【西日本豪雨災害(7月豪雨)】試行錯誤の避難所支援

現在、岡山県倉敷町には、指定された避難所が16ヶ所あり、約1,500名の方が避難生活を送っています。そのうち、特に被害が大きかった真備町には指定避難所が3つあり、約800名が小学校に避難しています。

PBVでは、発災後の先遣調査で、全国災害ボランティア支援団体ネットワーク(JVOAD)の避難所生活改善委員のメンバーとして、避難所の実態調査もおこないました。

 

 

指定避難所は小中学校などの教育施設が多く、もともと大勢が長期間の避難生活を送ることを前提にした設備になっていません。そのため、避難者が体を休めるための寝床や食事やトイレ、必要物資の提供、避難生活などのルール作りなど運営体制や生活環境を整えることが必要となってきます。

 

残念なことに、これまでの災害では、多くの高齢者が過酷な避難生活によって体調が悪化したり、最悪の場合亡くなってしまうこともありました。災害が発生するたびに、災害関連死として報告されています。避難生活では、高齢者や子ども、障がいのある方など、特に配慮が必要としている方たちの生活も考慮して、環境の整備が必要です。

 

PBVでは倉敷市や、NGO・NPOなどの外部支援者とも協議し、倉敷市内の避難所への運営支援を始めました。まずは、施設管理者である学校の先生や倉敷市職員、地元応援者、応援で入っている自治体職員などの皆さんから、発災後の経過や現状の課題、運営に関わる方たちの役割分担や今後の体制、またPBVが必要とされる部分を伺っていきました。

 

 

 

 

PBVでお手伝いに入っている指定避難所は、倉敷市二万(にま)小学校と岡田小学校の避難所。厳しい避難生活でも、避難者のお話を丁寧に耳を傾けならが、小さな変化の積み重ねで、少しでも快適な生活になるように取り組んでいきます。

 

二万小学校では、約250名が体育館に避難していました。住民の皆さんのお話を伺いながら、避難所の細かな点を確認していきます。

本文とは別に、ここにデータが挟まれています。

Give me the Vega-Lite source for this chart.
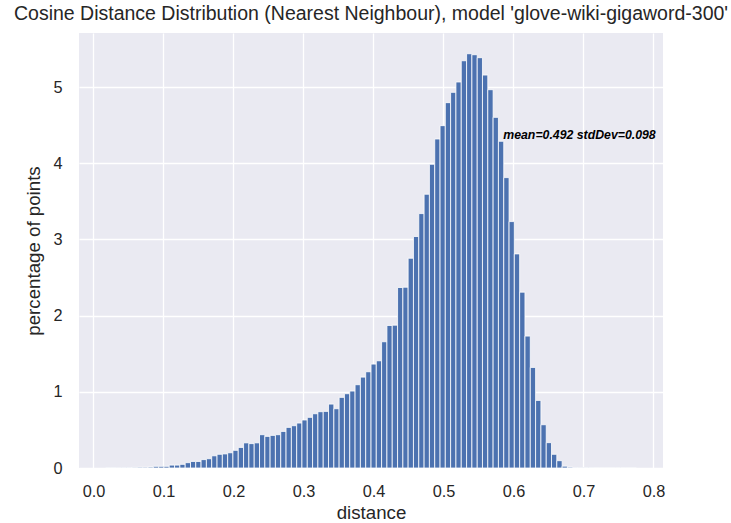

たとえば、シャワー室が設置されていたものの天井がなく、建物の2階や3階からシャワー室内が見えてしまうため、すだれやブルーシートで目隠しを設定しました。日本赤十字と協力しながら、ダンボールベッドを導入するための段取りを組んだり、生活のルールなどをわかりやすくお知らせするために表示を作成したり、洗濯物を干せるように男性用と女性用の物干し場を設置したりと、気づいたところから徐々に環境を整えてきます。

 

 

 

 

 

夜間の明かりが無く女性が不安に思ったり、足元が暗くて危険だったものをアウトドアメーカー・モンベルからランタンをご提供いただき、設置しました。避難されている住民さんからも「明かりの雰囲気がいいわ」「ヘッドライトが明かりになるんだ、これいいね」という声も聞こえてきました。

 

日々、様々な課題が目の前にやってきますので、関係者や住民さんと相談しながら試行錯誤で、一歩ずつ前に進んできます。避難所には、多くの子ども達も生活していますが、子ども達も表示作りを手伝ってくれたりと、嬉しい場面にも出会います。

 

 

 

岡田小学校は、最も避難者の多い避難所の一つで、その数は約370名ほど。体育館と教室のほとんどが避難所として使われ過密状態が続いています。岡田小学校で大きな課題となっていたのは、配食の問題。避難者が多いため、長時間炎天下で食事を受け取るために並んでいました。少しでも負担を軽くするために、配食の導線を工夫しました。また、掲示板にはたくさんの情報があふれているために、重要な情報をまとめてわかりやすい情報紙の作成にも取り組んでいます。岡田小学校の避難所では、避難者の班長会議も実施されるようになり、避難されている方たち意見表明やルールづくりの場になり始めています。

 

 

 

 

9月3日に小学校の再開が決まり、今後、どのように子ども達が学べる場所を学校側に明け渡していくのか、難しい課題が山積しています。

 

緊急的な避難状況から、徐々に避難所での生活に変わり始めています。
しかし、倉敷市真備町では全壊家屋も多く、避難生活は長期化していく恐れもあります。この暑さで、避難所で生活されている方たちも、身体的にも精神的にもつらい状況にあります。学校の先生方や倉敷市職員、応援職員が懸命に取り組んでいますが、現在の一番の課題は、長期的に避難所のコーディネートをできる人材が不足していることです。PBVとしても、ボランティアと協力しながら、避難されている方たちの声に丁寧に耳を傾けながら、少しでも生活環境を良くできるように中長期的な視野でサポートしていきたいと思います。